**Exercise**
Restate the whole listing word for word. Pictures are left out.

START Given material

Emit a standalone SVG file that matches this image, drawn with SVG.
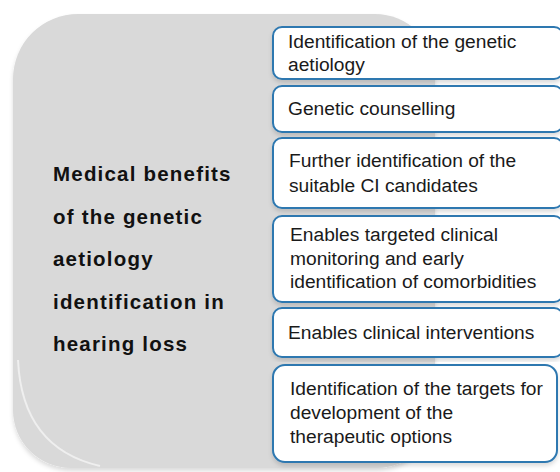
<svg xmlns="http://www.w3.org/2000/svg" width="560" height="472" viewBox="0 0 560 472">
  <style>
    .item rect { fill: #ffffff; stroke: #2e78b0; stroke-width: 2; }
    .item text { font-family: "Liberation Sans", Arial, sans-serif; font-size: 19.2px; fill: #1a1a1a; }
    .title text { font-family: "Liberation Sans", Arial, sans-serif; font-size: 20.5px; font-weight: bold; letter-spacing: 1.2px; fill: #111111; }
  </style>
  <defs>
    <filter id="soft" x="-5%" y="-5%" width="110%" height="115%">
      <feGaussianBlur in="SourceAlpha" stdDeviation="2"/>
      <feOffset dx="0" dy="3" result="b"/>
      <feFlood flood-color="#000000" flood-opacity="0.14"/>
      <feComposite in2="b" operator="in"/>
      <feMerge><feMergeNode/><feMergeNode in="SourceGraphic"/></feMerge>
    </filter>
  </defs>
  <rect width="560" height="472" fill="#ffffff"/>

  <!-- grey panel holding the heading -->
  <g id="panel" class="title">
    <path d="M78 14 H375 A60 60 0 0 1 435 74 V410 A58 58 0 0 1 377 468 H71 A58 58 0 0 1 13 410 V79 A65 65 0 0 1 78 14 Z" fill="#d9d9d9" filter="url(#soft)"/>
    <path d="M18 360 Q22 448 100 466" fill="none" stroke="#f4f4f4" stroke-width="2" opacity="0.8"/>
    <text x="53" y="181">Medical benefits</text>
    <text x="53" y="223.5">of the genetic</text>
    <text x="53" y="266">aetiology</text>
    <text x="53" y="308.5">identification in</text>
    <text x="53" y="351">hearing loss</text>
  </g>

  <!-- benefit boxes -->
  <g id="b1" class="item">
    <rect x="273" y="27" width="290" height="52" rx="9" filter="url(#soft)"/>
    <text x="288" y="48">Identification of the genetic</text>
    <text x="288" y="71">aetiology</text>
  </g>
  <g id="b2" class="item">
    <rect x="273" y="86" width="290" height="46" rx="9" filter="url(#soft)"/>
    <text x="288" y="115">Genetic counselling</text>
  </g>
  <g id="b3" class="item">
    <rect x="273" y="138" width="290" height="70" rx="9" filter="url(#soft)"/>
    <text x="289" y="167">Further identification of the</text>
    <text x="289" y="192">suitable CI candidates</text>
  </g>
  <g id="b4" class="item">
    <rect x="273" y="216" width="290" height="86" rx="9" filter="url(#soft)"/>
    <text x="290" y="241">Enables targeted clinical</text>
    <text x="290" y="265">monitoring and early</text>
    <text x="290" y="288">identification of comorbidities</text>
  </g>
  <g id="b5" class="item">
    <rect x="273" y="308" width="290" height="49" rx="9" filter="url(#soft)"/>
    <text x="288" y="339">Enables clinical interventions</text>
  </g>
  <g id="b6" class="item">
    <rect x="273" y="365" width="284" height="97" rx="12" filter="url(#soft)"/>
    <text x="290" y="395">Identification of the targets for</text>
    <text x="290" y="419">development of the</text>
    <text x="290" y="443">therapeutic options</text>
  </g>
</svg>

END Given material

**Result below**
Emit a standalone SVG file that matches this image, drawn with SVG.
<svg xmlns="http://www.w3.org/2000/svg" width="560" height="472" viewBox="0 0 560 472">
  <style>
    .item rect { fill: #ffffff; stroke: #2e78b0; stroke-width: 2; }
    .item text { font-family: "Liberation Sans", Arial, sans-serif; font-size: 19.2px; fill: #1a1a1a; }
    .title text { font-family: "Liberation Sans", Arial, sans-serif; font-size: 20.5px; font-weight: bold; letter-spacing: 1.2px; fill: #111111; }
  </style>
  <defs>
    <filter id="soft" x="-5%" y="-5%" width="110%" height="115%">
      <feGaussianBlur in="SourceAlpha" stdDeviation="2"/>
      <feOffset dx="0" dy="3" result="b"/>
      <feFlood flood-color="#000000" flood-opacity="0.14"/>
      <feComposite in2="b" operator="in"/>
      <feMerge><feMergeNode/><feMergeNode in="SourceGraphic"/></feMerge>
    </filter>
  </defs>
  <rect width="560" height="472" fill="#ffffff"/>

  <!-- grey panel holding the heading -->
  <g id="panel" class="title">
    <path d="M78 14 H375 A60 60 0 0 1 435 74 V410 A58 58 0 0 1 377 468 H71 A58 58 0 0 1 13 410 V79 A65 65 0 0 1 78 14 Z" fill="#d9d9d9" filter="url(#soft)"/>
    <path d="M18 360 Q22 448 100 466" fill="none" stroke="#f4f4f4" stroke-width="2" opacity="0.8"/>
    <text x="53" y="181">Medical benefits</text>
    <text x="53" y="223.5">of the genetic</text>
    <text x="53" y="266">aetiology</text>
    <text x="53" y="308.5">identification in</text>
    <text x="53" y="351">hearing loss</text>
  </g>

  <!-- benefit boxes -->
  <g id="b1" class="item">
    <rect x="273" y="27" width="290" height="52" rx="9" filter="url(#soft)"/>
    <text x="288" y="48">Identification of the genetic</text>
    <text x="288" y="71">aetiology</text>
  </g>
  <g id="b2" class="item">
    <rect x="273" y="86" width="290" height="46" rx="9" filter="url(#soft)"/>
    <text x="288" y="115">Genetic counselling</text>
  </g>
  <g id="b3" class="item">
    <rect x="273" y="138" width="290" height="70" rx="9" filter="url(#soft)"/>
    <text x="289" y="167">Further identification of the</text>
    <text x="289" y="192">suitable CI candidates</text>
  </g>
  <g id="b4" class="item">
    <rect x="273" y="216" width="290" height="86" rx="9" filter="url(#soft)"/>
    <text x="290" y="241">Enables targeted clinical</text>
    <text x="290" y="265">monitoring and early</text>
    <text x="290" y="288">identification of comorbidities</text>
  </g>
  <g id="b5" class="item">
    <rect x="273" y="308" width="290" height="49" rx="9" filter="url(#soft)"/>
    <text x="288" y="339">Enables clinical interventions</text>
  </g>
  <g id="b6" class="item">
    <rect x="273" y="365" width="284" height="97" rx="12" filter="url(#soft)"/>
    <text x="290" y="395">Identification of the targets for</text>
    <text x="290" y="419">development of the</text>
    <text x="290" y="443">therapeutic options</text>
  </g>
</svg>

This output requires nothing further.